Tetapi, di zaman sekarang ini, ada profesi tukang semir baru, dan pekerjaannya bukan menyemir sepatu. Tetapi, menyemir ‘wajah’ pajabat atau penguasa. Wajah pejabat atau penguasa yang kotor dan legam itu, entah karena perbuatannya yang tidak patut, seperti membuat susah orang, tidak peduli dengan orang miskin, berdusta, menipu, berbohong, berkhianat, korup, membiarkan para koruptor, dan menumpuk-numpuk harta dengan sangat tamak, kemudian disemir , menjadi bersih dan mengkilat lagi.
Banyak ormas dan partai Islam, yang bersedia menjadi tukang ‘semir’ bagi para pejabat dan penguasa, agar sang pejabat dan penguasa itu, ‘wajahnya’ menjadi bersih dan mengkilat lagi. Citranya menjadi naik, mungkin lebih Islami, dan bahkan ‘wajah’ pejabat dan penguasa itu menjadi orang-orang yang berbudi, serta penuh dengan kebaikan. Semuanya itu, tak lain, hasil pekerjaan dari para tukang semir, yang sudah bersedia ‘menyemir’ mereka. Tak heran banyak rakyat yang menjadi pangling dengan para pejabat dan penguasa. Tidak seperti biasanya.
Persyarikatan Muhammadiyah di usianya yang ke 100 itu, memang mengalami pasang surut, dan terkadang terbawa oleh tarikan penguasa, dan meminta Muhammadiyah untuk ‘menyemir’ sang penguasa itu, seperti di masa-masa lalu. Tetapi, Muhammadiyah sebagai organisasi persyarikatan, yang sudah berumur itu, selalu melakukan ‘tajdid’ terhadap dirinya sendiri, sebagai sebuah gerakan dakwah. Tidak selalu berada dalam tarikan dan pelukan penguasa atau kekuasaan. Para pemimpin Muhammadiyah tetap dapat berjalan dengan proporsional (wasath), tidak menjadi ektrim mendukung penguasa, tetapi tidak ekstrim menentang penguasa.

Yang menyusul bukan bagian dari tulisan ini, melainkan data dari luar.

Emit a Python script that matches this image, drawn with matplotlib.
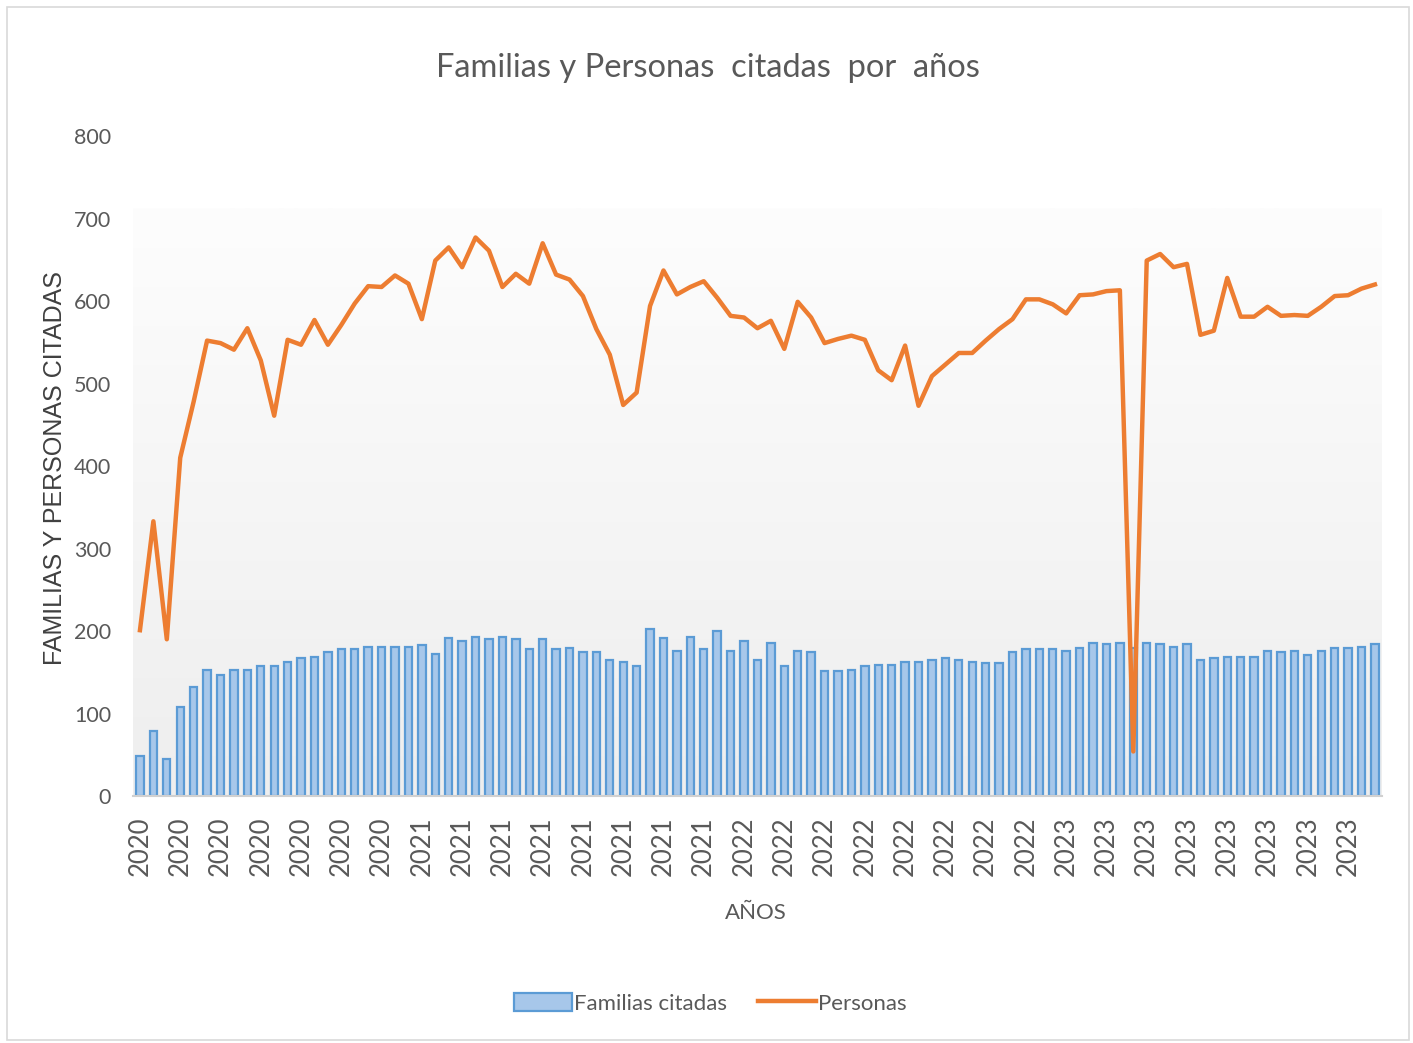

Persyarikatan Muhammadiyah tetap melakukan tugas utamanya,yaitu melakukan ‘amar ma’ruf nahi munkar’, sampai hari ini. Persyarikatan Muhammadiyah menerima hal-hal yang ma’ruf yang dilakukan pemerintah, tetapi tetap melakukan nahyul munkar terhadap pemerintah. Tidak mau terjebak menjadi organisasi yang hanya sekadar stempel pemerintah atau penguasa. Prinsip yang dianut Muhammadiyah, ‘ta’awanu alal birri wat taqwa, wa lal ta’awanu alal ismi wal udhwan’, serta melanjutkan misinya untuk memberantas penyakit ‘TBC’ (Tahayul, Bid’ah, dan Churafat).

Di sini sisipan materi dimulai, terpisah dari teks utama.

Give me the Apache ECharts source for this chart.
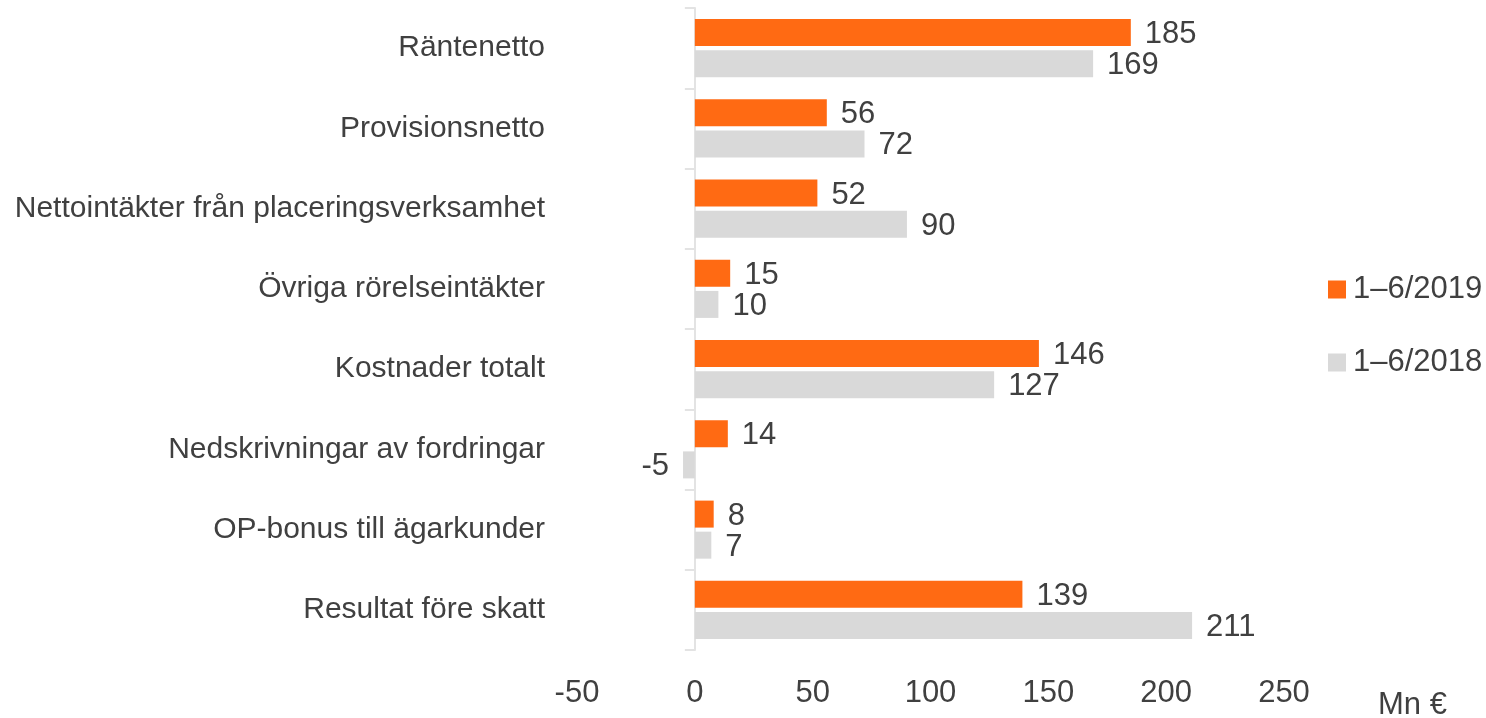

Di akhir Muktamar yang penuh dengan hikmah, dan terpilihnya kembali Din Syamsuddin sebagai ketua umum Muhamamdiyah, dan Agung Danarto sebagai sekretaris umum, perserikatan itu membuat rekomendasi kepada pemerintah, yang pertama, menghadapi korupsi yang sudah menjadi penyakit akut itu, Muhammadiyah meminta agar, pemerintah memberlakukan pembuktian terbalik atas kasus korupsi. Ini suatu yang sangat penting. Karena, Indonesia masih menempati negara yag paling korup sejagad, menurut Tranparancy Inernational. Persyarikatan Muhammadiyah juga menolak paham pluralisme, yang menginginkan semua agama itu sama.
Nampaknya, Muhammdiyah tetap sebuah gerakan yang penting bagi pembangunan Indonesia dimasa depan. Organisasi ini tidak mau hanya semata-mata menjadi ‘tukang semir’ wajah pejabat atau penguasa. Sepantasnya umat ini memberikan dukungan kepada Persyarikatan Muhamamdiyah. Wallahu’alam.